The team set off on the night of February 27th, they crossed the river successfully, climbed their way up and out of the ravine, and followed a set of railroad tracks to the plant itself. They arrived at the plant at 12:30 a.m. Using wire cutters, they were able to cut quickly and quietly through the security fence surrounding the plant, they were in.

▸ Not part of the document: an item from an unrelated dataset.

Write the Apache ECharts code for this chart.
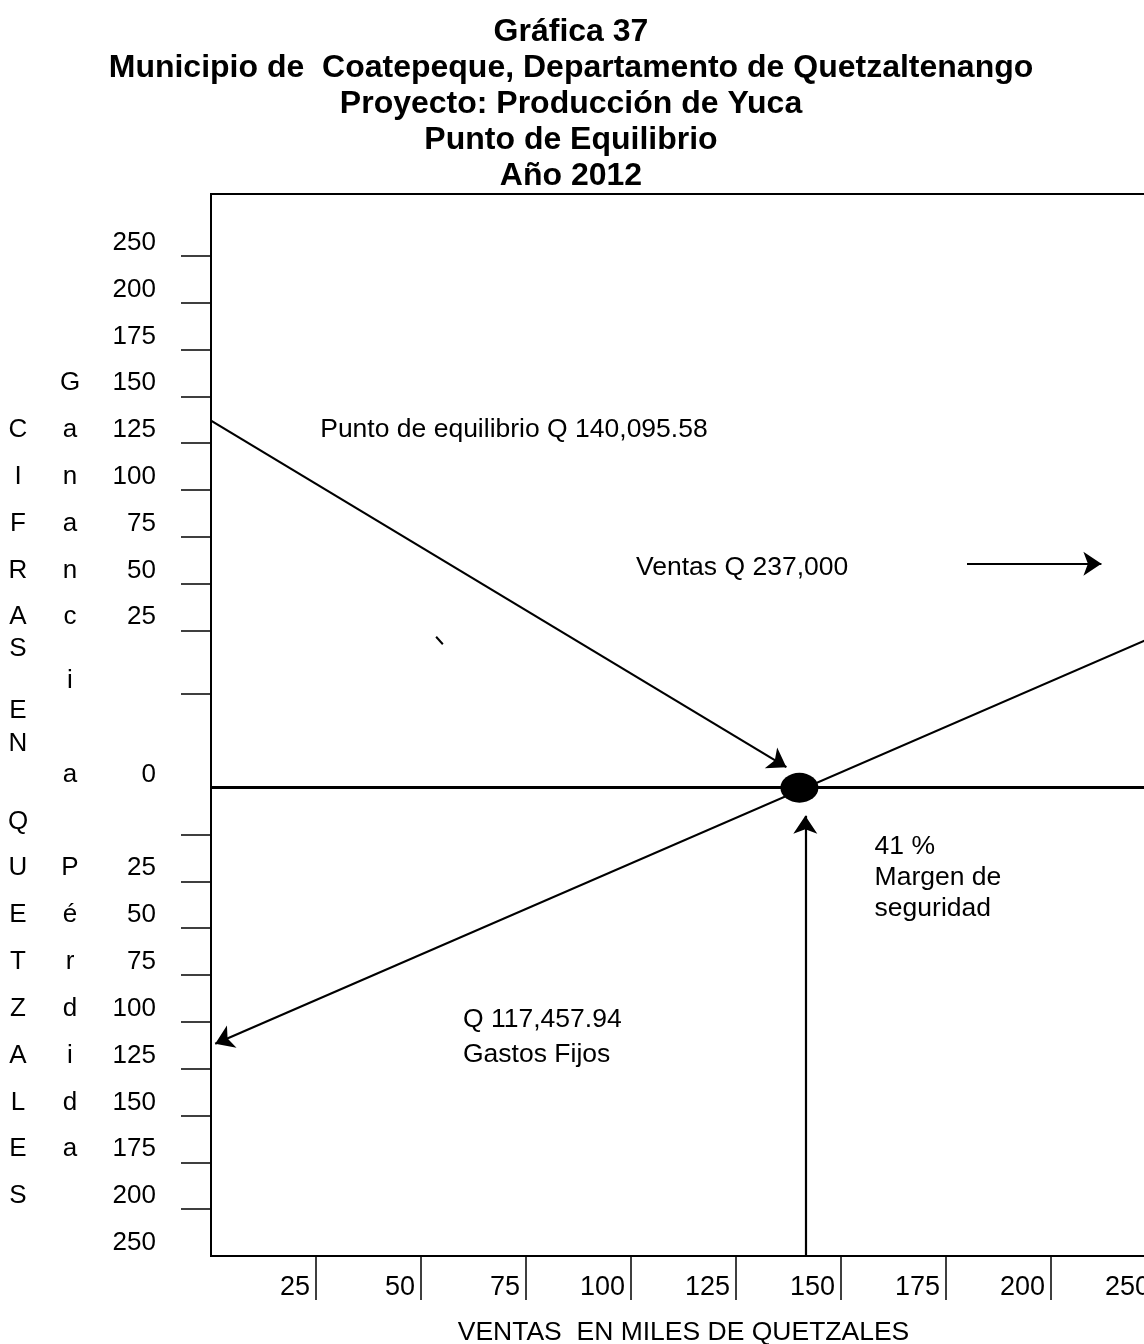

Because of Captain Tronstad’s inside information on the plant’s guard rotations and security schedule, they were able to infiltrate it without encountering a single Nazi guard. The commandos split into two teams, a 4 men explosives team and 5 men lookout team. Using maps of the plant provided by Tronstad, a demolition group had planned to enter the heavy water area through a side door, which they located, but found to be locked. Instead, they found an access tunnel that could crawl through on hands and knees and successfully rappel into the heavy water facilities. Only two of the five men emerged from the tunnel at first, the others getting lost or separated on route. Then countered a night shift worker and a foreman in this area of the plant, they were both Norwegians themselves and sympathetic to the cause. They readily stepped out of the way and the commandos assured them that no harm would come to them.

Operation Gunnerside illustration

With time of the essence, the two commandos decided not to wait for the others and they began to prepare the explosives which involved laying two strings of charges around the 9 electrolysis chambers. As they were rigging up the ninth chamber, a window crashed in behind them and they spun around, prepared for a fight, but it was just the 3 remaining members of their team finally locating the facilities themselves.

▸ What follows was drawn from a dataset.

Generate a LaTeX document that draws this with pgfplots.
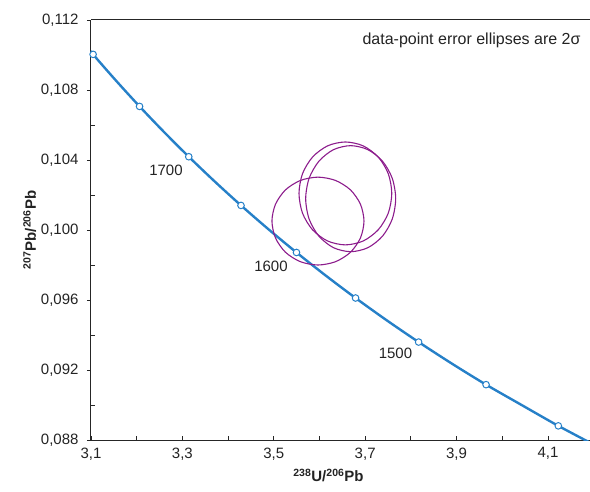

They finished setting up the explosives, cutting the fuses down from a two-minute length to a thirty-second length to ensure they ignited successfully. The two plant workers were told to run upstairs and lie down, holding their mouths open so their eardrums wouldn’t be damaged. They lift the fuses and scattered, the explosives detonated successfully, though the commandos reported later that it wasn’t nearly as loud or explosive as they were expecting.

500 kilograms of heavy water, the entire supply that had been produced under Nazi supervision since 1940 was destroyed, along with all of the equipment used to produce it. The team purposely left a British model machine gun behind to indicate British involvement and to discourage the Nazis from retaliating against the local resistance.

The commandos escaped into the night on their skis, splitting up to minimize the risk of being captured. Four of them skied 400 kilometers east to Sweden, two went to Oslo, and the rest stayed behind to continue to assist in resistance activities.

The Germans did eventually catch on and sent 3,000 Nazi troops after them, with search aircrafts hovering overhead but they were too late. All of the commandos had escaped successfully.

Members of the Operation Gunnerside

The Nazi Atomic Bomb

Back in Britain, Tronstad received confirmation that Operation Gunnerside had been a complete success. The heavy water facilities had been destroyed with zero casualties or complications. Tronstad was thrilled, but because the commandos themselves were not fully aware of the atomic possibilities of heavy water, they did not comprehend the full scope of what they had accomplished until 1945 when the U.S. manufactured nuclear weapons were dropped on Japan.

British Special Operations called Gunnerside the most successful sabotage mission of World War II. The Vemork plant did eventually get back up and running the following April, an additional attempts were made to bomb the facilities by both the US Air Force and the RAF but they made a little impact.

Rumoured eyewitness accounts documented by the KGB, alleged the Nazis did indeed complete an experimental nuclear weapons test in either late 1944 or early 1945. It seems Gunnerside had done the heavy lifting and delaying the Germans just enough, and perhaps played a pivotal role in the delay of their atomic weapons program.

Records related to the witness accounts were reportedly suppressed or destroyed, leaving us to wonder just how close the Nazis really were to an atomic bomb, for now, we remain in the dark.